What to do ::
In the entries that follow, how many lines hold the string "this"? Give only that number.

Task inputs ::
##########
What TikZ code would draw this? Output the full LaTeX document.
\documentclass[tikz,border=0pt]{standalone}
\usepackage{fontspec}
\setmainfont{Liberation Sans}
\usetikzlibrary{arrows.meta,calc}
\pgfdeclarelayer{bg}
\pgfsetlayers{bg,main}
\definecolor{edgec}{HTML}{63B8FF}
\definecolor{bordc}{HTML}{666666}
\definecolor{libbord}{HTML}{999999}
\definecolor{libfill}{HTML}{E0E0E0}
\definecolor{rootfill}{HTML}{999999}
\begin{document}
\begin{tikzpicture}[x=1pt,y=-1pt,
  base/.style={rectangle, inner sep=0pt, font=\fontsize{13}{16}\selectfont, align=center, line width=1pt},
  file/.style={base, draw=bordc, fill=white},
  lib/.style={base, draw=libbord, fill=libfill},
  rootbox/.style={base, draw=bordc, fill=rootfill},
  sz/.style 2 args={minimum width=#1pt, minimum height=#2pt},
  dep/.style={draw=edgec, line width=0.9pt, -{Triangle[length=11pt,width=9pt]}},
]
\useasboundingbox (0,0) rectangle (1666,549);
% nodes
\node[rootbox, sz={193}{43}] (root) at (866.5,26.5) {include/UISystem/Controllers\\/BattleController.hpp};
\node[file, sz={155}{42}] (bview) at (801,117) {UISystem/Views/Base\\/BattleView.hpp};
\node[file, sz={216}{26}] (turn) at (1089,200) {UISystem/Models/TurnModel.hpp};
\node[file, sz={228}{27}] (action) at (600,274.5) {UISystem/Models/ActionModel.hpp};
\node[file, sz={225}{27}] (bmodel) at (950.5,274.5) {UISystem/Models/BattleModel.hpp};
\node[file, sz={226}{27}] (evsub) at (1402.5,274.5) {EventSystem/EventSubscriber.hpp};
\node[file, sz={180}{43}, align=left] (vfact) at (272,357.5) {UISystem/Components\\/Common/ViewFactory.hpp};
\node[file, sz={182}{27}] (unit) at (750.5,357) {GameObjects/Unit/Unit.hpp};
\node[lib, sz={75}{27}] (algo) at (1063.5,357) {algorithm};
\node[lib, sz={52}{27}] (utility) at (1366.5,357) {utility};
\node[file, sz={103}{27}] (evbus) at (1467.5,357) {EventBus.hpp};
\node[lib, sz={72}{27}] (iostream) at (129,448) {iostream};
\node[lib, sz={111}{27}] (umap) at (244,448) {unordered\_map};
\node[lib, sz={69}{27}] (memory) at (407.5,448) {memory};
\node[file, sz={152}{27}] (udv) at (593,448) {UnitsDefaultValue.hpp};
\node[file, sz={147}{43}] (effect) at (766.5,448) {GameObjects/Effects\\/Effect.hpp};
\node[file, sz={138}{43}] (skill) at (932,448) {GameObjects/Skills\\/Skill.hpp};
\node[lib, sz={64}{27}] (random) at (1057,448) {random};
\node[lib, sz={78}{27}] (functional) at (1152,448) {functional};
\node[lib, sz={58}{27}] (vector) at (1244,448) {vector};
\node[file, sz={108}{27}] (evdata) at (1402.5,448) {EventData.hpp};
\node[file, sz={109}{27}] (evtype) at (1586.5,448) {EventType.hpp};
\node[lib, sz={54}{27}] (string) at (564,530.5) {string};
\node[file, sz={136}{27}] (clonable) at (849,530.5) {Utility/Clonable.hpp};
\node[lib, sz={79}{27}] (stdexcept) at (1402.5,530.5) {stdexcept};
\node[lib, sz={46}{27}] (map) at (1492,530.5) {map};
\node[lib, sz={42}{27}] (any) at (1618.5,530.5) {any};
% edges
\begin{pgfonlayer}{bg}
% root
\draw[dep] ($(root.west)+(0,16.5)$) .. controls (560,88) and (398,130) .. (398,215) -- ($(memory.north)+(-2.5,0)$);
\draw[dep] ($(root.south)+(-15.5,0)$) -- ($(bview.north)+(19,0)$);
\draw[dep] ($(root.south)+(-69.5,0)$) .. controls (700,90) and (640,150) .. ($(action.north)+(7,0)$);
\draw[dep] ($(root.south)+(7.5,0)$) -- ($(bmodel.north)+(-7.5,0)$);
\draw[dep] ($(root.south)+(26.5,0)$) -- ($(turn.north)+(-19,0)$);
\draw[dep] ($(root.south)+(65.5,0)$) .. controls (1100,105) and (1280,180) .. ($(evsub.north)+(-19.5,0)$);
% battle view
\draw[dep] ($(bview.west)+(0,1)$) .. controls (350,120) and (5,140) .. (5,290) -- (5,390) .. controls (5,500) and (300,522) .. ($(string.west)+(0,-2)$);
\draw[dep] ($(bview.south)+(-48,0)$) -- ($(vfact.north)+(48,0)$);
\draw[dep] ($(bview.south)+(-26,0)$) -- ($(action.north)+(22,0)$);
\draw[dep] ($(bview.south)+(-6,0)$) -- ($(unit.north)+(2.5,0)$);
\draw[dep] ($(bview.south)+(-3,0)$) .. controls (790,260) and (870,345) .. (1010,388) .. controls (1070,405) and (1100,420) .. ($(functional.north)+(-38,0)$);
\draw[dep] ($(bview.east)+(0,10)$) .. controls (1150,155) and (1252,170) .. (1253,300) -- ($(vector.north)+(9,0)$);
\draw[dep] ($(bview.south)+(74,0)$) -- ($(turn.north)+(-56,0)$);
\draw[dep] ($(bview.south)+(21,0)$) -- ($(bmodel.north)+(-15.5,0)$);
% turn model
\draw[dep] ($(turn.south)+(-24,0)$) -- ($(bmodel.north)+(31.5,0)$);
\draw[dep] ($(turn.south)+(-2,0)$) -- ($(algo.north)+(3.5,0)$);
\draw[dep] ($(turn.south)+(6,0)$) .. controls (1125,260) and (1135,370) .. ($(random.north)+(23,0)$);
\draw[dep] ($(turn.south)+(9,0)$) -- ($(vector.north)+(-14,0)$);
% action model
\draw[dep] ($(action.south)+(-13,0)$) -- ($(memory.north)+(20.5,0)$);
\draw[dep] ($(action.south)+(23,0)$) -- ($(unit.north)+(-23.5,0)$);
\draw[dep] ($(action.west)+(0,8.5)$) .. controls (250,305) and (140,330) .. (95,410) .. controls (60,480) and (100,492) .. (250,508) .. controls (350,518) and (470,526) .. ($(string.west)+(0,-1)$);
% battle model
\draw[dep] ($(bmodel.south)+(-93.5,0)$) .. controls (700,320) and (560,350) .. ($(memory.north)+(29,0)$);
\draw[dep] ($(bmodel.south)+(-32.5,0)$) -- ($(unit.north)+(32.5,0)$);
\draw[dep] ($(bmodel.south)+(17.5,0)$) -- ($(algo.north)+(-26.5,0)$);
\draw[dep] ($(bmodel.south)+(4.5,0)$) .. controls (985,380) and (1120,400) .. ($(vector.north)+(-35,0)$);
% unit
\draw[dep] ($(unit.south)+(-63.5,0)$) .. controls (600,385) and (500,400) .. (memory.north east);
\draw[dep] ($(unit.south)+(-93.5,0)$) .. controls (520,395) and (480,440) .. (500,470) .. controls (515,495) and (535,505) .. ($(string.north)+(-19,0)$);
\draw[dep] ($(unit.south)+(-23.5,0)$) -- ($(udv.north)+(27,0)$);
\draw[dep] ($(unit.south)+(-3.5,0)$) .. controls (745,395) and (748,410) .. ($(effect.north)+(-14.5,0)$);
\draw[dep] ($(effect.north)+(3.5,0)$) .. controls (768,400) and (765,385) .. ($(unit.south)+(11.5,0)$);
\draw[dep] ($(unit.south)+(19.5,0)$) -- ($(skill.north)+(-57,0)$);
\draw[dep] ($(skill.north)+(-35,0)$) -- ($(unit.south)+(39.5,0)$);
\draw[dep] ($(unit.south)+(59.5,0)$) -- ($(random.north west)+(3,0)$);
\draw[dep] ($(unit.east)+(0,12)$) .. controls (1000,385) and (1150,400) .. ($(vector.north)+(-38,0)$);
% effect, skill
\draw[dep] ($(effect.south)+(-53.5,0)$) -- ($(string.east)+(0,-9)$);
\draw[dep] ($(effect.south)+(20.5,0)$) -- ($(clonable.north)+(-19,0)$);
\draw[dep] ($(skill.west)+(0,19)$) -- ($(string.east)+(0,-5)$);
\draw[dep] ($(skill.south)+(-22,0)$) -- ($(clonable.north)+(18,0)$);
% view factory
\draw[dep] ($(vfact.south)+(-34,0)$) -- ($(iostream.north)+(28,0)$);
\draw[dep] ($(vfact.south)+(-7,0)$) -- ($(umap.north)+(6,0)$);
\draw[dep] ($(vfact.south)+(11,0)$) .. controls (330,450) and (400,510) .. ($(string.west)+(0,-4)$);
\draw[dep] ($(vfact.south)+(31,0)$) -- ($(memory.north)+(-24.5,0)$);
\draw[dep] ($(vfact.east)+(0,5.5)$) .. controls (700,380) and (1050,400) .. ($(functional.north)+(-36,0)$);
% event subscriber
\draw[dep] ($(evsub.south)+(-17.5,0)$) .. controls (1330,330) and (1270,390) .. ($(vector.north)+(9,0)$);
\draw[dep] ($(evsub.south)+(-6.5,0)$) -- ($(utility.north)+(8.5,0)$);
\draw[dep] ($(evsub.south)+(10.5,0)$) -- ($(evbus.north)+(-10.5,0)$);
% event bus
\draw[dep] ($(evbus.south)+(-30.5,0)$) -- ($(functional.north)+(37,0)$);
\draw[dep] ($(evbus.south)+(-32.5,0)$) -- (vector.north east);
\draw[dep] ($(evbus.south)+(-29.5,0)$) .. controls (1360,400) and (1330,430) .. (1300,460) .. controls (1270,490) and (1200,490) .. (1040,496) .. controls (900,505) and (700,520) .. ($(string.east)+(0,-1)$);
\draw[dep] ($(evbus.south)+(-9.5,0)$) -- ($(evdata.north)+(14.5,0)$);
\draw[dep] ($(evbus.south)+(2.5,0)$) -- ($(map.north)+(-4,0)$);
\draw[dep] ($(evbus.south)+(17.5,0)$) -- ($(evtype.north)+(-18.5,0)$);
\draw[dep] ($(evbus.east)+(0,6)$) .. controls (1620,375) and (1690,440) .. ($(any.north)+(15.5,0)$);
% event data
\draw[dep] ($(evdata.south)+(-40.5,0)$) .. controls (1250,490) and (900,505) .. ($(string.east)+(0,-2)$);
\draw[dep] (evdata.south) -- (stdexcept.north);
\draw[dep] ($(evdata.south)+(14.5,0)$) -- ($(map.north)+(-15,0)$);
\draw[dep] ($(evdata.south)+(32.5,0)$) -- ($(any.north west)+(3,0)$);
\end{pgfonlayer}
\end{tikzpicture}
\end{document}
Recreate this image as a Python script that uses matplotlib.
##########
Exercise solution ::
2